In CH chondrites, most CAIs are uniformly 16O-rich and surrounded by the primordial WL rims. One of the 16O-rich CAIs is surrounded by an anorthite-Al-diopside WL rim showing a range of Δ17O values, from ∼ −24‰ to ∼ −6‰; Δ17O decreases towards the CAI core. We infer that this rim experienced incomplete melting and O-isotope exchange in an 16O-poor nebular gas, most likely during chondrule formation.

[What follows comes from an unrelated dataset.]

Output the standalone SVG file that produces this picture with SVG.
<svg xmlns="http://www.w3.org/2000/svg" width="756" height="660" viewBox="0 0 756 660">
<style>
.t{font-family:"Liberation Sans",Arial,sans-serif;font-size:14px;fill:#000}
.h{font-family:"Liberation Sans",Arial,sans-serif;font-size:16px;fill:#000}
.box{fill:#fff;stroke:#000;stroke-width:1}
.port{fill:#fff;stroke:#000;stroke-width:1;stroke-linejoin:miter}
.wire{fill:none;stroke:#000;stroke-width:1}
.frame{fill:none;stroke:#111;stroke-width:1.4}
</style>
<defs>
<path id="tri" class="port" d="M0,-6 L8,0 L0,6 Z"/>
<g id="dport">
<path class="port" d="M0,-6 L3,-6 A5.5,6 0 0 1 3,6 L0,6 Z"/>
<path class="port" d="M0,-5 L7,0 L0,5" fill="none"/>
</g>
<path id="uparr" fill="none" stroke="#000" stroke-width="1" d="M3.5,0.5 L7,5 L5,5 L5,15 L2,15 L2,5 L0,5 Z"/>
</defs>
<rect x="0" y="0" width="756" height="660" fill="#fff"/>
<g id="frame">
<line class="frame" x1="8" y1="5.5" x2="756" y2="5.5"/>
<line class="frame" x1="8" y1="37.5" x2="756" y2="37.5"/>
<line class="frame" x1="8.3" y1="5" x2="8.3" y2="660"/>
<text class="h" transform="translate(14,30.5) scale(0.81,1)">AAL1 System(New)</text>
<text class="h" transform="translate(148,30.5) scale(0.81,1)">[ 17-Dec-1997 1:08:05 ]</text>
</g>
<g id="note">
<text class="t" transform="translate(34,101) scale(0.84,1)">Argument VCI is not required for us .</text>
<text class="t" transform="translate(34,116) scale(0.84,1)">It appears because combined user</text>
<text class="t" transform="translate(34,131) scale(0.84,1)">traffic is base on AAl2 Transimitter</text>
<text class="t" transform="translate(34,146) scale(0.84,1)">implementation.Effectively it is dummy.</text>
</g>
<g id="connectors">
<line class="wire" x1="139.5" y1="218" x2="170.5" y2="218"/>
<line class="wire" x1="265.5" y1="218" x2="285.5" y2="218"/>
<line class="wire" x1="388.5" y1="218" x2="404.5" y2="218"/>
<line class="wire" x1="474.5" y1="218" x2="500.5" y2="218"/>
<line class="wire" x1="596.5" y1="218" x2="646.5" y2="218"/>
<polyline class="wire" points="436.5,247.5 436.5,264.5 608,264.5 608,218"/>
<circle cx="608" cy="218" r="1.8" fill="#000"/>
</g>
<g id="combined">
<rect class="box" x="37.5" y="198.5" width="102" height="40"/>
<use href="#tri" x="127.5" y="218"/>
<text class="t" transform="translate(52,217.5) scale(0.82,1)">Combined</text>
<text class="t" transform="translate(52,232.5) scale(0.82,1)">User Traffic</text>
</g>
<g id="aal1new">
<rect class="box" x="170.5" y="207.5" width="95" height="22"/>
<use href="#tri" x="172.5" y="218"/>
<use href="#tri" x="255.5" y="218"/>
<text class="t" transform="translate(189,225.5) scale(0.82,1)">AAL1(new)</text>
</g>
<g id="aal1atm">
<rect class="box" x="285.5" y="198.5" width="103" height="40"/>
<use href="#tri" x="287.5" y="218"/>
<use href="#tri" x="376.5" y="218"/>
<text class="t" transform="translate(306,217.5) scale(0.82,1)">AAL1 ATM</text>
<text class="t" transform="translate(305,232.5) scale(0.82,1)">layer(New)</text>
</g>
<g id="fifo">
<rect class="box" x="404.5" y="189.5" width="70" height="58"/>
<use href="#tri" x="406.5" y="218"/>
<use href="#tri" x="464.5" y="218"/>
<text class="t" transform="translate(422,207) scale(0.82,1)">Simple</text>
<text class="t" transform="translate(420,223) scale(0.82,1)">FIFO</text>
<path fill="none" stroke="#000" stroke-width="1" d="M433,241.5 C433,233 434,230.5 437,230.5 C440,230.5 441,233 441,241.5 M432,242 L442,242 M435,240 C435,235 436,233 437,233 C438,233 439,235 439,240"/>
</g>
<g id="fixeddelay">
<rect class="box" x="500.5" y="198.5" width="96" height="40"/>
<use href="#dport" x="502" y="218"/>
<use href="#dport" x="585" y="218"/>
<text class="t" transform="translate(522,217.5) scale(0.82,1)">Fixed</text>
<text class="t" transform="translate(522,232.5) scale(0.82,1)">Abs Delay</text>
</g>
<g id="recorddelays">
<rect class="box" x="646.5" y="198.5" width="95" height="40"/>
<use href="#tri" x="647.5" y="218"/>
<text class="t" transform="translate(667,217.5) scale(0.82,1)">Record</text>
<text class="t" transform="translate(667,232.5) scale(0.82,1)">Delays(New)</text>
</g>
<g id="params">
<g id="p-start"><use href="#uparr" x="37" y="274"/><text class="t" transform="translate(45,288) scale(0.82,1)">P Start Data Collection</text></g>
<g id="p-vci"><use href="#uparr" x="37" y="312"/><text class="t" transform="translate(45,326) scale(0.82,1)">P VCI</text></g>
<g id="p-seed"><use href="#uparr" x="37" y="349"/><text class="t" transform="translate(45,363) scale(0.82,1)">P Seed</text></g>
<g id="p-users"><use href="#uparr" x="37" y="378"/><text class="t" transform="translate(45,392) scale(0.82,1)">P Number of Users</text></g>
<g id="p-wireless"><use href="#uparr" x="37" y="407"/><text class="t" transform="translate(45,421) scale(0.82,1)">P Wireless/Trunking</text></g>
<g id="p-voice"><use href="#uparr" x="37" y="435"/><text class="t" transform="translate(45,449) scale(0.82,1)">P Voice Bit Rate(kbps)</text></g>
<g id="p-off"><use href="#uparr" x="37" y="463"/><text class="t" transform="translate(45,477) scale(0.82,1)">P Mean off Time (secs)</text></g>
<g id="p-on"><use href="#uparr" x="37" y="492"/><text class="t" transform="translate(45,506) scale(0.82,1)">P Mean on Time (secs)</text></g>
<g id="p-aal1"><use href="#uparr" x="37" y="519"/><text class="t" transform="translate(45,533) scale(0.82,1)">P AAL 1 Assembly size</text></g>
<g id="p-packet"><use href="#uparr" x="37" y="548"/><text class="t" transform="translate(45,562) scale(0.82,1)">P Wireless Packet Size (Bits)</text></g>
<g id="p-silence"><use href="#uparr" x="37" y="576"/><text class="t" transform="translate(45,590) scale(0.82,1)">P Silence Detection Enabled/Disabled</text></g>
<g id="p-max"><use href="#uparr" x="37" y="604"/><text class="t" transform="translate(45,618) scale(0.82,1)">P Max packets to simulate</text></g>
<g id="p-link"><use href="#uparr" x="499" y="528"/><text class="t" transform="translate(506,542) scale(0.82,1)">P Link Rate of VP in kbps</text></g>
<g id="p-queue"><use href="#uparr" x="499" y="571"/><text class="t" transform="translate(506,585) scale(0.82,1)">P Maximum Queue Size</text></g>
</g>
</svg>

Most CAIs in CB chondrites and about 10% of CAIs in CH chondrites are uniformly 16O-depleted igneous inclusions; Δ17O values between individual CAIs vary from ∼ −12‰ to ∼ −5‰. These CAIs have diverse mineralogies (grossite-rich, hibonite-rich, melilite-rich, spinel-rich, and Al,Ti-diopside±forsterite-rich), but are surrounded by the mineralogically similar igneous rims composed of ±melilite, Al-diopside and Ca-rich forsterite (0.5–1.4 wt% CaO). The igneous rims and the host igneous CAIs have identical (within uncertainties of our SIMS measurements) O-isotope compositions, suggesting that they crystallized from isotopically similar, but chemically distinct melts. We suggest that the uniformly 16O-depleted igneous rims around the uniformly 16O-depleted igneous CAIs in CB and CH chondrites formed during melting of pre-existing CAIs in an impact-generated plume invoked for the origin of CB chondrites (Krot et al., 2005), followed by O-isotope exchange with an 16O-poor plume gas (Δ17O ∼ −2‰), condensation of gaseous SiO and Mg into CAI melt, and its subsequent crystallization.

We conclude that high-temperature rims around CAIs from CR, CH and CB chondrites recorded thermal processing in gaseous reservoirs with different oxygen isotopic compositions. In contrast to the isotopically heterogeneous WL rims around CV CAIs, our data provide no evidence that CAIs were transported between 16O-rich and 16O-poor gaseous reservoirs multiple times. We suggest instead that oxygen-isotope heterogeneity in the CV WL rims resulted from a fluid-rock interaction on the CV parent asteroid.”